Yang Jisheng, a Mainland Chinese journalist claims it happened during the Great Leap Forward and references Mainland Chinese sources in the copious footnotes.

"Cannibalism was no longer exceptional. Ancient annals report cases of families exchanging children to consume during severe famines, but during the Great Famine, some families resorted to eating their own children. I met people who had eaten human flesh, and heard them describe its taste. Reliable evidence indicates there were thousands of cases of cannibalism throughout China at that time.23 Some are described in the chapters that follow. It is a tragedy unprecedented in world history for tens of millions of people to starve to death and to resort to cannibalism during a period of normal climate patterns with no wars or epidemics."

Jisheng, Yang. Tombstone: The Great Chinese Famine, 1958-1962 (p. 14). Farrar, Straus and Giroux. Kindle Edition. "

Footnote 23 referenced above reads,

"23. In the first seven printings of the Chinese edition of this book, I used Li Rui’s estimate, which put the number of cannibalism cases throughout China in excess of 1,000. In July 2009 the former deputy commissioner of the Anhui provincial public security bureau, Yin Shusheng, provided me with the following information: In 1961 the Anhui provincial public security bureau reported to the provincial party committee that there had been 1,289 cases of cannibalism in the province. There were more than 300 cases of cannibalism reported in Xining City and Huangzhong County in Qinghai Province. Added to the figures reported for Sichuan, Shandong, Henan, and other places in China, an estimated total of several thousand is no exaggeration."

Jisheng, Yang. Tombstone: The Great Chinese Famine, 1958-1962 (p. 524). Farrar, Straus and Giroux. Kindle Edition.

From Amazon Author's biography:

Yang Jisheng was born in 1940, joined the Communist Party in 1964, and worked for the Xinhua News Agency from January 1968 until his retirement in 2001. He is now a deputy editor at Yanhuang Chunqiu (Chronicles of History), an official journal that regularly skirts censorship with articles on controversial political topics. He is the author of the book Tombstone.

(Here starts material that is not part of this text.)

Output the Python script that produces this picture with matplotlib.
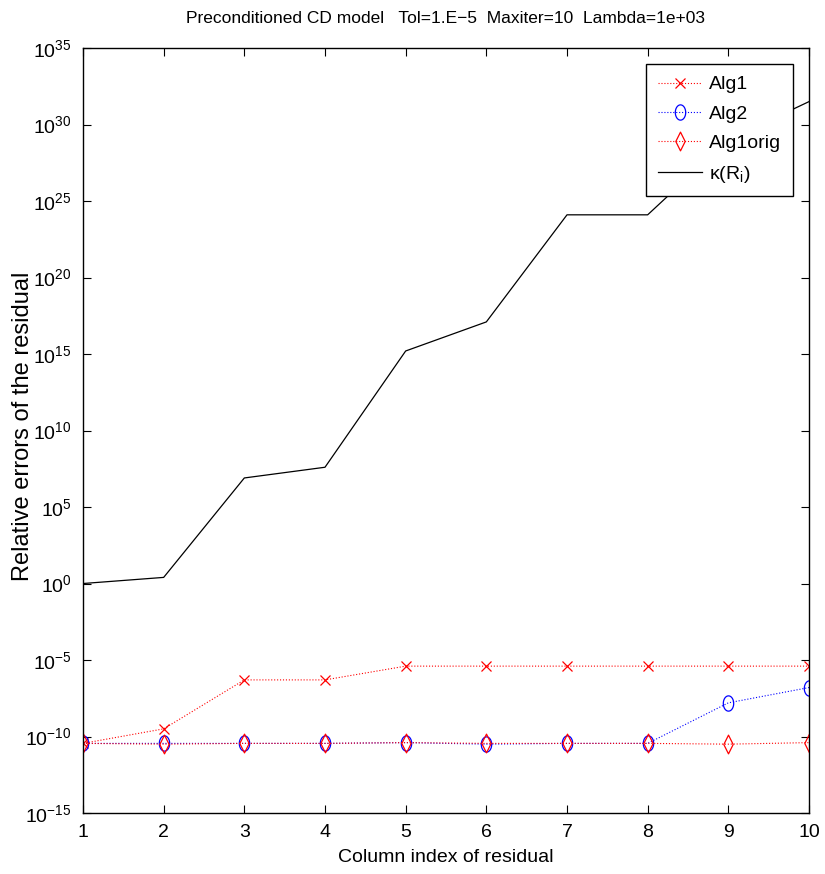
import matplotlib
matplotlib.use('Agg')

import numpy as np
import matplotlib.pyplot as plt
from matplotlib.path import Path
from matplotlib.ticker import LogFormatterSciNotation, NullLocator

# ---------------------------------------------------------------
# data (log10 values)
# ---------------------------------------------------------------
cols = [1, 2, 3, 4, 5, 6, 7, 8, 9, 10]
alg1_log = [-10.45, -9.5, -6.3, -6.3, -5.4, -5.4, -5.4, -5.4, -5.4, -5.4]
alg2_log = [-10.45, -10.45, -10.45, -10.45, -10.4, -10.5, -10.45, -10.45, -7.8, -6.8]
alg1orig_log = [-10.45, -10.5, -10.45, -10.45, -10.4, -10.45, -10.45, -10.45, -10.5, -10.4]
kappa_log = [0.0, 0.4, 6.9, 7.6, 15.2, 17.1, 24.1, 24.1, 29.0, 31.5]

alg1 = 10.0 ** np.array(alg1_log)
alg2 = 10.0 ** np.array(alg2_log)
alg1orig = 10.0 ** np.array(alg1orig_log)
kappa = 10.0 ** np.array(kappa_log)

FONT = ['Liberation Sans', 'DejaVu Sans']
plt.rcParams['font.family'] = FONT
plt.rcParams['mathtext.fontset'] = 'custom'
plt.rcParams['mathtext.rm'] = 'Liberation Sans'
plt.rcParams['mathtext.it'] = 'Liberation Sans:italic'

# MATLAB-ish markers, a bit tall (the source picture is stretched)
t = np.linspace(0, 2 * np.pi, 41)
ellipse = Path(np.column_stack([0.68 * np.cos(t), np.sin(t)]))
diamond = Path([(0, -1), (0.5, 0), (0, 1), (-0.5, 0), (0, -1)], closed=True)

fig = plt.figure(figsize=(8.25, 8.74), dpi=100, facecolor='white')
ax = fig.add_axes([0.1006, 0.0698, 0.88, 0.8752])

ax.plot(cols, alg1, color='red', ls=':', lw=0.8, marker='x', ms=7, mew=0.9, label='Alg1')
ax.plot(cols, alg2, color='blue', ls=':', lw=0.8, marker=ellipse, ms=11, mfc='none',
        mew=0.9, label='Alg2')
ax.plot(cols, alg1orig, color='red', ls=':', lw=0.8, marker=diamond, ms=13.5, mfc='none',
        mew=0.9, label='Alg1orig')
ax.plot(cols, kappa, color='black', ls='-', lw=0.9, label='\u03ba(R$_\\mathrm{i}$)')

ax.set_yscale('log')
ax.set_xlim(1, 10)
ax.set_ylim(1e-15, 1e35)
ax.set_xticks(cols)
ax.set_yticks([10.0 ** k for k in range(-15, 36, 5)])
ax.yaxis.set_major_formatter(LogFormatterSciNotation())
ax.yaxis.set_minor_locator(NullLocator())

ax.tick_params(direction='in', length=6, width=0.8, top=True, right=True,
               labelsize=14, pad=8)
for sp in ax.spines.values():
    sp.set_linewidth(1.0)

ax.set_title('Preconditioned CD model   Tol=1.E\u22125  Maxiter=10  Lambda=1e+03',
             fontsize=12.5, pad=18)
ax.set_xlabel('Column index of residual', fontsize=14, labelpad=6)
ax.set_ylabel('Relative errors of the residual', fontsize=17)
ax.yaxis.set_label_coords(-0.068, 0.505)

leg = ax.legend(loc='upper right', bbox_to_anchor=(0.978, 0.979), borderaxespad=0,
                fancybox=False, edgecolor='black', framealpha=1, fontsize=14,
                handlelength=2.3, handletextpad=0.35, labelspacing=0.6, borderpad=0.6)
leg.get_frame().set_linewidth(1.0)

fig.savefig('out.png', dpi=100, facecolor='white')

[Goodreads][1] [Amazon][2]) [1]: https://www.goodreads.com/book/show/13538825-tombstone [2]: https://www.amazon.com/Tombstone-Great-Chinese-Famine-1958-1962/dp/0374533997

Upvote:13

The evidence is very strong that cases of cannibalism happened, especially during the Great Leap Famine (1958-1961), but also during the Cultural Revolution.

The other answers offer some good references from journalistic sources and general survey histories. This has also received more detailed attention in the historical scholarship and from Chinese Communist Party sources:

Zheng, Yi, and T. P. Sym. Scarlet Memorial: Tales of Cannibalism in Modern China. Boulder, Colo: Westview Press, 1996 (Google Books Link).

  • This is a translation of research done on the Chinese side in the 1980s and has incredible extensive details on a slew of cases in Guangxi during the Cultural Revolution.

An even better source is the important collection of archival documents put together by Zhou Xun (which historian Frank DikΓΆtter has also put to good use) from an earlier period, during the Great Leap Famine:

Zhou, Xun, ed. Great Famine in China, 1958-1962: A Documentary History. New Haven, [Conn.]: Yale University Press, 2012 (Google Books Link).

  • The Documents in Chapter Four, which include Communist party reports etc., have a lot of detailed examples. These are government documents coming straight out of provincial level archives in many cases.

Having said this: I would not be surprised if rumors of cannibalism were spread and vastly exaggerated even when referring to this period. It has a long history as a literary and political trope in China, at least since the famous Chinese writer Lu Xun uses cannibalism to represent a total failed society (See Tears from Iron by Kathryn Edgerton-Tarpley and What Remains by Tobie Meyer-Fong discussion of this). Perhaps the most extensive discussion of the border between fact and fiction when it comes to the history of cannibalism in China I have seen is in

Yue, Gang. The Mouth That Begs: Hunger, Cannibalism, and the Politics of Eating in Modern China. Duke University Press, 1999.

Upvote:35

Jung Chang -author of bestseller Wild Swans (Harper Collins, London 1992) together with her husband, British sinologist, Jon Halliday, in their biography, Mao,The Unknown Story (Cape, London 2005) assert that it happened.

During the famine, some resorted to cannibalism. One post-Mao study (promptly suppressed), of Fengyang county in Anhui province, recorded sixty-three cases of cannibalism in the spring of 1960 alone,including that of a couple who strangled and ate their eight-year-old son. And Fengyang was probably not the worst. In one county in Gansu where one-third of the population died, cannibalism was rife. One village cadre, whose wife, sister and children all died then, later told journalists: 'So many people in the village have eaten human flesh...See those people squatting outside the commune office sunning themselves? Some of them ate human flesh...People were just driven crazy by hunger.' (p 456)

In the general atmosphere of fostered cruelty, cannibalism broke out in many parts of the province, the best-known being the county of Wuxuan, where a post-Mao official investigation (in 1983 promptly halted and its findings suppressed) produced a list of 76 names of victims. The practice of cannibalism usually started with the Maoist staple, 'denunciation rallies'. Victims were slaughtered immediately afterwards, and choice parts of their bodies - hearts, livers, and sometimes penises - were excised, often before the victims were dead, and cooked on the spot to be eaten in what were called at the time 'human flesh banquets'. (p.566)

Jung Chang was born in Yibin, Sichuan Province, China, in 1952. She was a Red Guard briefly at the age of fourteen and then worked as a peasant, a 'barefoot doctor', a steelworker and an electrician before becoming an English-language student and, later, an assistant lecturer at Sichuan University. She left China for Britain in 1978 and was subsequently awarded a scholarship by York University, where she obtained a PhD in linguistics in 1982 - the first person from the People's Republic of China to be awarded a doctorate at a British university. Her award-winning book, 'Wild Swans' was published in 1991.

Jon Halliday is a former Senior Visiting Research Fellow at King's College, University of London. He has written or edited eight previous books (Extracts from dust cover).